>> Begin

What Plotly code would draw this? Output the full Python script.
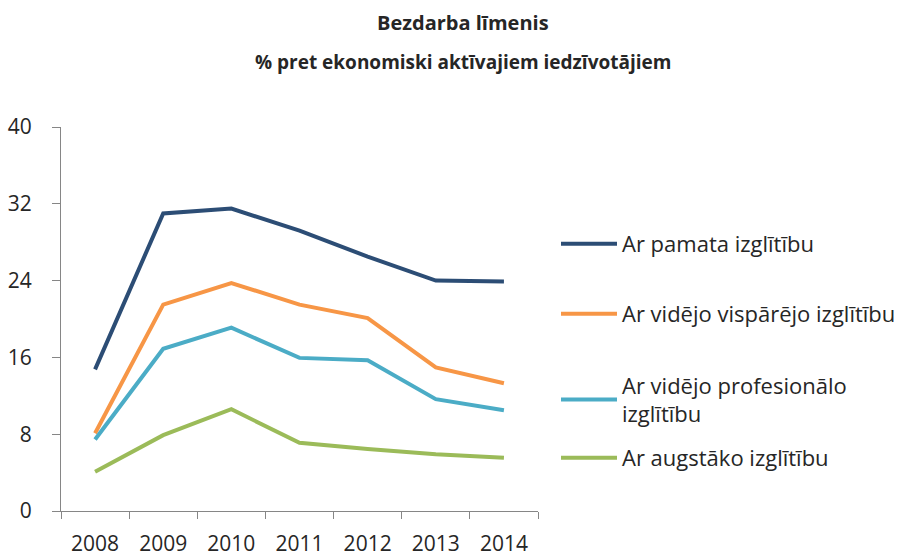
import plotly.graph_objects as go

years = ["2008", "2009", "2010", "2011", "2012", "2013", "2014"]
pamata = [14.75, 31.0, 31.5, 29.2, 26.5, 24.0, 23.9]
vid_visp = [8.1, 21.5, 23.75, 21.5, 20.1, 14.95, 13.3]
vid_prof = [7.45, 16.9, 19.1, 15.95, 15.7, 11.65, 10.5]
augst = [4.1, 7.9, 10.6, 7.1, 6.45, 5.9, 5.55]

names = ["Ar pamata izglītību", "Ar vidējo vispārējo izglītību",
         "Ar vidējo profesionālo<br>izglītību", "Ar augstāko izglītību"]
series = [pamata, vid_visp, vid_prof, augst]
colors = ["#2C4D75", "#F79646", "#4BACC6", "#9BBB59"]
y_ticks = [0, 8, 16, 24, 32, 40]

FONT = "Open Sans"
TXT = "#262626"

fig = go.Figure()
legend_ids = ["legend", "legend2", "legend3", "legend4"]
for name, vals, col, lg in zip(names, series, colors, legend_ids):
    fig.add_trace(go.Scatter(x=years, y=vals, mode="lines", name=name,
                             line=dict(color=col, width=4), legend=lg))

W, H = 899, 556
L, R, T, B = 61, 361, 127, 45
pw = W - L - R
ph = H - T - B

def py(px):
    return (H - B - px) / ph

def px_x(px):
    return (px - L) / pw

leg_common = dict(font=dict(family=FONT, size=22, color=TXT), bgcolor="rgba(0,0,0,0)",
                  xanchor="left", yanchor="middle", itemwidth=56, borderwidth=0)
layout_legends = {}
for lg, yc in zip(legend_ids, [244, 314, 400, 458]):
    layout_legends[lg] = dict(x=px_x(556), y=py(yc), **leg_common)

fig.update_layout(
    width=W, height=H,
    margin=dict(l=L, r=R, t=T, b=B, autoexpand=False),
    paper_bgcolor="white", plot_bgcolor="white",
    font=dict(family=FONT, size=21, color=TXT),
    showlegend=True,
    xaxis=dict(type="category", range=[-0.5, 6.5], tickson="boundaries",
               ticks="outside", ticklen=7, tickcolor="#868686", tickwidth=1,
               showline=True, linecolor="#868686", linewidth=1,
               showgrid=False, zeroline=False, ticklabelstandoff=14,
               tickfont=dict(family=FONT, size=21, color=TXT)),
    yaxis=dict(range=[0, 40], tickvals=y_ticks, ticks="outside", ticklen=8,
               tickcolor="#868686", tickwidth=1,
               showline=True, linecolor="#868686", linewidth=1,
               showgrid=False, zeroline=False, ticklabelstandoff=16,
               tickfont=dict(family=FONT, size=21, color=TXT)),
    annotations=[
        dict(text="<b>Bezdarba līmenis</b>", xref="paper", yref="paper",
             x=px_x(463), y=py(22), xanchor="center", yanchor="middle",
             showarrow=False, font=dict(family=FONT, size=20, color=TXT)),
        dict(text="<b>% pret ekonomiski aktīvajiem iedzīvotājiem</b>", xref="paper", yref="paper",
             x=px_x(463), y=py(62), xanchor="center", yanchor="middle",
             showarrow=False, font=dict(family=FONT, size=19, color=TXT)),
    ],
    **layout_legends,
)

fig.write_html("out.html", config={"displayModeBar": False},
               post_script="document.body.style.margin='0';")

>> End

Go from the first line of the listing to the line holding "augst = [4.1, 7.9, 10.6, 7.1, 6.45, 5.9, 5.55]" and, please, transcribe those lines exactly, both included, with no pictures.

→ Correct response:
What Plotly code would draw this? Output the full Python script.
import plotly.graph_objects as go

years = ["2008", "2009", "2010", "2011", "2012", "2013", "2014"]
pamata = [14.75, 31.0, 31.5, 29.2, 26.5, 24.0, 23.9]
vid_visp = [8.1, 21.5, 23.75, 21.5, 20.1, 14.95, 13.3]
vid_prof = [7.45, 16.9, 19.1, 15.95, 15.7, 11.65, 10.5]
augst = [4.1, 7.9, 10.6, 7.1, 6.45, 5.9, 5.55]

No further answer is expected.